Jonathan Jackson, son of the Rev. Jesse Jackson, Sr., spoke about the impact Ebert’s reviews of black-directed films such as Spike Lee’s “School Daze” and “Do the Right Thing” had on society.

“I look at Roger as a soldier with a pen when he sat on a high perch and gave a commentary and opinion that depicted us as human, that showed us as normal in ‘School Daze,’ ” Jackson said. “He saw young black children not as problems, but as people.”

Jackson also read a message from Spike Lee: “Roger Ebert was a champion of my work and other black filmmakers at a critical time in American cinema history, Roger was one of the lone defenders of ‘Do the Right Thing’ when everybody else and their mothers were saying that black folks would run amok and riot during the summer of 1989. Roger fought the good fight. Roger fought the power.”

Former Chicago Sun Times Editor John Barron, who was Ebert’s boss for many years, said Ebert understood the changing newspaper business.

“Roger was pretty much the first with a computer,” Barron said. “He was the first with e-mail. He opened up whole new worlds with his blog and his Twitter account. Roger was 24-7 before anyone had even thought about that term. While we were all still focused on making the nightly deadline, Roger was showing us what a fully evolved newspaper man look liked.
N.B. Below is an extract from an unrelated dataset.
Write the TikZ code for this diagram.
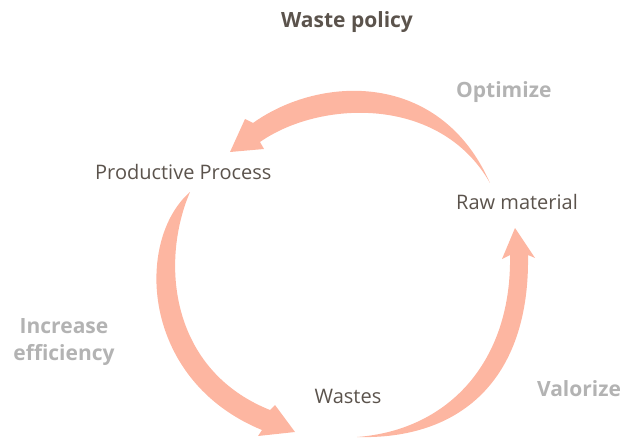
\documentclass[tikz,border=0pt]{standalone}
\usepackage{fontspec}
\setmainfont{Open Sans}
\definecolor{arrowfill}{HTML}{FDB6A1}
\definecolor{darktext}{HTML}{5B534C}
\definecolor{lighttext}{HTML}{B3B3B3}

\begin{document}
\begin{tikzpicture}[x=1pt,y=-1pt,
  stage/.style={text=darktext,font=\fontsize{20}{24}\selectfont,inner sep=0pt},
  action/.style={text=lighttext,font=\fontsize{21}{27}\selectfont\bfseries,inner sep=0pt,align=center},
  loopshape/.style={fill=arrowfill,draw=none}]
  \path[use as bounding box] (0,0) rectangle (624,441);
  % title
  \node[text=darktext,font=\fontsize{21}{24}\selectfont\bfseries,inner sep=0pt,anchor=base] (title) at (347,28) {Waste policy};
  % stages
  \node[stage,anchor=base west] (process) at (95,179) {Productive Process};
  \node[stage,anchor=base west] (raw) at (456,209) {Raw material};
  \node[stage,anchor=base] (wastes) at (348,403) {Wastes};
  % actions
  \node[action,anchor=base west] (optimize) at (456,98) {Optimize};
  \node[action,anchor=north] (efficiency) at (64,318) {Increase\\efficiency};
  \node[action,anchor=base] (valorize) at (579,396) {Valorize};
  % arrows
  \fill[loopshape] (490,183) .. controls (440,70) and (320,75) .. (253,123)
    -- (245,119) -- (230,152) -- (264,149) -- (260,142)
    .. controls (320,100) and (440,95) .. (490,183) -- cycle;
  \fill[loopshape] (190,192) .. controls (135,240) and (140,380) .. (262,430)
    -- (258,436) -- (295,432) -- (275,405) -- (270,410)
    .. controls (170,370) and (160,262) .. (190,192) -- cycle;
  \fill[loopshape] (357,437) .. controls (460,440) and (530,380) .. (528,255)
    -- (535,258) -- (515,228) -- (502,259) -- (510,255)
    .. controls (512,360) and (450,430) .. (357,437) -- cycle;
\end{tikzpicture}
\end{document}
He taught us a lot and we at the Sun Times were always proud to say we worked where Roger Ebert worked. The glow that he cast was warm and wide.”

Ebert’s stepdaughter Sonia Evans spoke about Ebert the father.

“He’s the man whom we deeply loved — kind sincere warm, loving, intelligent, imaginative, transformative and just a world-class human being who exercised his gift for the world.”

“I’m the happiest when I think of how he and my mother found each other,” she said.